Quote every line of the material beneath this one.

** start DATASET RECORDS **

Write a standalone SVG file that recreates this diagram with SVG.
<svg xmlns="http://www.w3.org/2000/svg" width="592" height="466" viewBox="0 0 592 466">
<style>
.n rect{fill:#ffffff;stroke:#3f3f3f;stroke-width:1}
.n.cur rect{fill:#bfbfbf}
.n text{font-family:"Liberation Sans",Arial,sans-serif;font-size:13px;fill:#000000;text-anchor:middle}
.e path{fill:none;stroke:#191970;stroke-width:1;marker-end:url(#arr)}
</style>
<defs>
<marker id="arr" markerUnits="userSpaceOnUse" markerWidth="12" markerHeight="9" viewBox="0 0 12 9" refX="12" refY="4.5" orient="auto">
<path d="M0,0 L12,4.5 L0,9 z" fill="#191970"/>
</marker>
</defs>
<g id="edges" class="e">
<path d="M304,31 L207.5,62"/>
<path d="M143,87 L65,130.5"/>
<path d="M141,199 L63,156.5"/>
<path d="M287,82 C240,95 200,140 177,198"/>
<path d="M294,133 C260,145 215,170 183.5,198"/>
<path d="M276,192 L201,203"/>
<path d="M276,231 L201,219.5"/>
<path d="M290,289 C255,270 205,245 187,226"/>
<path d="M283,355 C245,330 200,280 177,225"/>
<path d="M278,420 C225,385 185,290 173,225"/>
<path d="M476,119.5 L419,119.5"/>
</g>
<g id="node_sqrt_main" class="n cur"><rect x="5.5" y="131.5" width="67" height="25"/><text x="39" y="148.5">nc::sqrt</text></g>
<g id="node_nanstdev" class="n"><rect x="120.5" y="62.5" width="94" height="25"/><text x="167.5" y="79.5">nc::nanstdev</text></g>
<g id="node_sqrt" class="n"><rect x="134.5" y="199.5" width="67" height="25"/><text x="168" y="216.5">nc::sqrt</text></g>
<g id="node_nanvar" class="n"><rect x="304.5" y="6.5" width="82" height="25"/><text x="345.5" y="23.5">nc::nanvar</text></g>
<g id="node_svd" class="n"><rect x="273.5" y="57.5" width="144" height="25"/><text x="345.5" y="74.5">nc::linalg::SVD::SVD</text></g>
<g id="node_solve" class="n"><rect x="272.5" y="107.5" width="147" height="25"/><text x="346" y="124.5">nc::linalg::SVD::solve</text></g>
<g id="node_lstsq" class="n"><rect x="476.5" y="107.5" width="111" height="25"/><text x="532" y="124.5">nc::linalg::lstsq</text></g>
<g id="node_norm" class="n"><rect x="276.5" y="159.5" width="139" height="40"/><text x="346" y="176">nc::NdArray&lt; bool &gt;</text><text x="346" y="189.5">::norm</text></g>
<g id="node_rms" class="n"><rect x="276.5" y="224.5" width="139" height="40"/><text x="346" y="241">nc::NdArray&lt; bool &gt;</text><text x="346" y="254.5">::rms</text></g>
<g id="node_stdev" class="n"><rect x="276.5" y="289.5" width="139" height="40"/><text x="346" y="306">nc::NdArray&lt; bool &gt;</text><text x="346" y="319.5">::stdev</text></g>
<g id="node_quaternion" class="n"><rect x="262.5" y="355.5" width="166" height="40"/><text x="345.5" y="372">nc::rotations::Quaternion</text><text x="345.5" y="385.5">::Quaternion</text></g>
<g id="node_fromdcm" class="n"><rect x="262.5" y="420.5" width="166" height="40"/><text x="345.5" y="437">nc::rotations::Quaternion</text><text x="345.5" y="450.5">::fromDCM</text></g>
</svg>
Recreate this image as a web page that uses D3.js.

** end DATASET RECORDS **

> **THE COMPLETED TASK**:
Write a standalone SVG file that recreates this diagram with SVG.
<svg xmlns="http://www.w3.org/2000/svg" width="592" height="466" viewBox="0 0 592 466">
<style>
.n rect{fill:#ffffff;stroke:#3f3f3f;stroke-width:1}
.n.cur rect{fill:#bfbfbf}
.n text{font-family:"Liberation Sans",Arial,sans-serif;font-size:13px;fill:#000000;text-anchor:middle}
.e path{fill:none;stroke:#191970;stroke-width:1;marker-end:url(#arr)}
</style>
<defs>
<marker id="arr" markerUnits="userSpaceOnUse" markerWidth="12" markerHeight="9" viewBox="0 0 12 9" refX="12" refY="4.5" orient="auto">
<path d="M0,0 L12,4.5 L0,9 z" fill="#191970"/>
</marker>
</defs>
<g id="edges" class="e">
<path d="M304,31 L207.5,62"/>
<path d="M143,87 L65,130.5"/>
<path d="M141,199 L63,156.5"/>
<path d="M287,82 C240,95 200,140 177,198"/>
<path d="M294,133 C260,145 215,170 183.5,198"/>
<path d="M276,192 L201,203"/>
<path d="M276,231 L201,219.5"/>
<path d="M290,289 C255,270 205,245 187,226"/>
<path d="M283,355 C245,330 200,280 177,225"/>
<path d="M278,420 C225,385 185,290 173,225"/>
<path d="M476,119.5 L419,119.5"/>
</g>
<g id="node_sqrt_main" class="n cur"><rect x="5.5" y="131.5" width="67" height="25"/><text x="39" y="148.5">nc::sqrt</text></g>
<g id="node_nanstdev" class="n"><rect x="120.5" y="62.5" width="94" height="25"/><text x="167.5" y="79.5">nc::nanstdev</text></g>
<g id="node_sqrt" class="n"><rect x="134.5" y="199.5" width="67" height="25"/><text x="168" y="216.5">nc::sqrt</text></g>
<g id="node_nanvar" class="n"><rect x="304.5" y="6.5" width="82" height="25"/><text x="345.5" y="23.5">nc::nanvar</text></g>
<g id="node_svd" class="n"><rect x="273.5" y="57.5" width="144" height="25"/><text x="345.5" y="74.5">nc::linalg::SVD::SVD</text></g>
<g id="node_solve" class="n"><rect x="272.5" y="107.5" width="147" height="25"/><text x="346" y="124.5">nc::linalg::SVD::solve</text></g>
<g id="node_lstsq" class="n"><rect x="476.5" y="107.5" width="111" height="25"/><text x="532" y="124.5">nc::linalg::lstsq</text></g>
<g id="node_norm" class="n"><rect x="276.5" y="159.5" width="139" height="40"/><text x="346" y="176">nc::NdArray&lt; bool &gt;</text><text x="346" y="189.5">::norm</text></g>
<g id="node_rms" class="n"><rect x="276.5" y="224.5" width="139" height="40"/><text x="346" y="241">nc::NdArray&lt; bool &gt;</text><text x="346" y="254.5">::rms</text></g>
<g id="node_stdev" class="n"><rect x="276.5" y="289.5" width="139" height="40"/><text x="346" y="306">nc::NdArray&lt; bool &gt;</text><text x="346" y="319.5">::stdev</text></g>
<g id="node_quaternion" class="n"><rect x="262.5" y="355.5" width="166" height="40"/><text x="345.5" y="372">nc::rotations::Quaternion</text><text x="345.5" y="385.5">::Quaternion</text></g>
<g id="node_fromdcm" class="n"><rect x="262.5" y="420.5" width="166" height="40"/><text x="345.5" y="437">nc::rotations::Quaternion</text><text x="345.5" y="450.5">::fromDCM</text></g>
</svg>
Recreate this image as a web page that uses D3.js.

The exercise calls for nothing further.